While at Bellwood-Antis this week, the teachers visited Spanish classes and on Thursday afternoon enjoyed a Skype session with their students back home at Salvatierra Prepa high school.
The visitors noticed some similarities and differences between the schools.
"There is a lot more discipline here. We are very impressed how their classrooms are managed; that is amazing to us," said Ramon Juarez, who teaches English.
"The groups here have 20 in a class; back home we have about 40 in a class. The structure is more rigid here," said Maria Refugio Quintana Sanchez, Salvatierra Prepa principal. "We are here to learn how everything works in their school, how to understand the system."
Martha Gallaga Ortega, a former science teacher who now oversees 10 schools in Guanajuato including Salvatierra Prepa, said she was impressed how the Bellwood-Antis students receive an integrated education, with sports and other activities tied in.
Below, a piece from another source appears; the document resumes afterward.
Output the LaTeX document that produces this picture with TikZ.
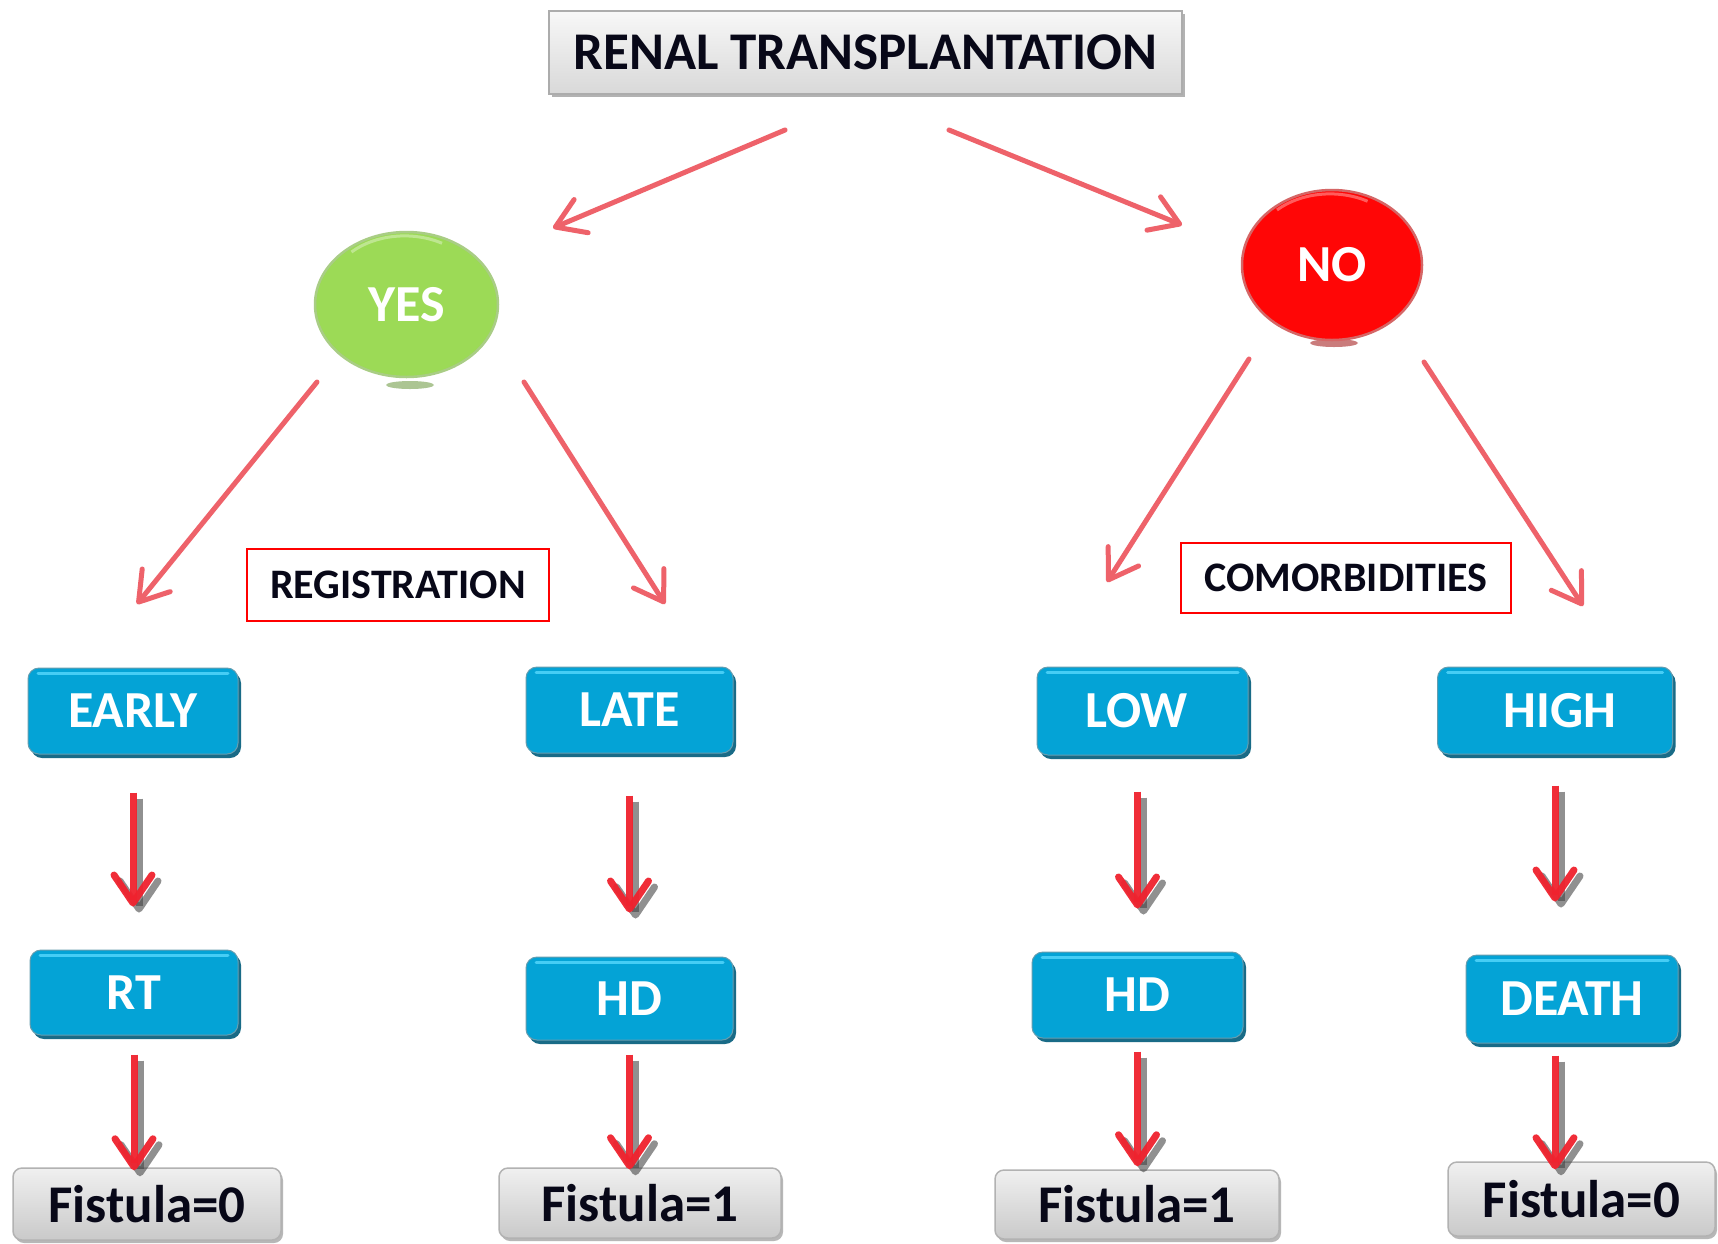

"In our school, we are looking for our students to get an integrated education, but it is not achieved by all students. Integrated education is not always achieved in Mexico because of the attitude of students and parents," Gallaga Ortega said. "There is not enough commitment."
Laura Espinosa, an English language teacher, sees a lot of similarities.
"I think our students and the students of Bellwood-Antis are very similar. People are people. We both share similar interests; our students share similar interests," Espinosa said.
The exchange program has been successful, Williams said.
"We didn't know what to expect, but it has turned out to be an overwhelmingly positive experience. The biggest thing has been breaking down the stereotypes and understanding there are more similarities than differences. The education system is important to these people, and learning to share the strengths of both systems is the goal of both of these groups," Williams said.
"The main thing is our students have the opportunity to see people from a different culture and that helps break down barriers that exist between other countries and cultures. They see we are basically the same," Forshey said.
Plans call for the exchange program to continue.
"We would like our students and teachers to come to Bellwood-Antis for a short time as part of our exchange program. We would also like the Bellwood students and teachers to come to Guanajuato for a short term stay," Espinosa said.
Discussions are underway about sending a group of Bellwood-Antis students and teachers to Guanajuato in March, Forshey said.
"The plan is to continue this both culturally and educationally with administrators, teachers and students," Williams said.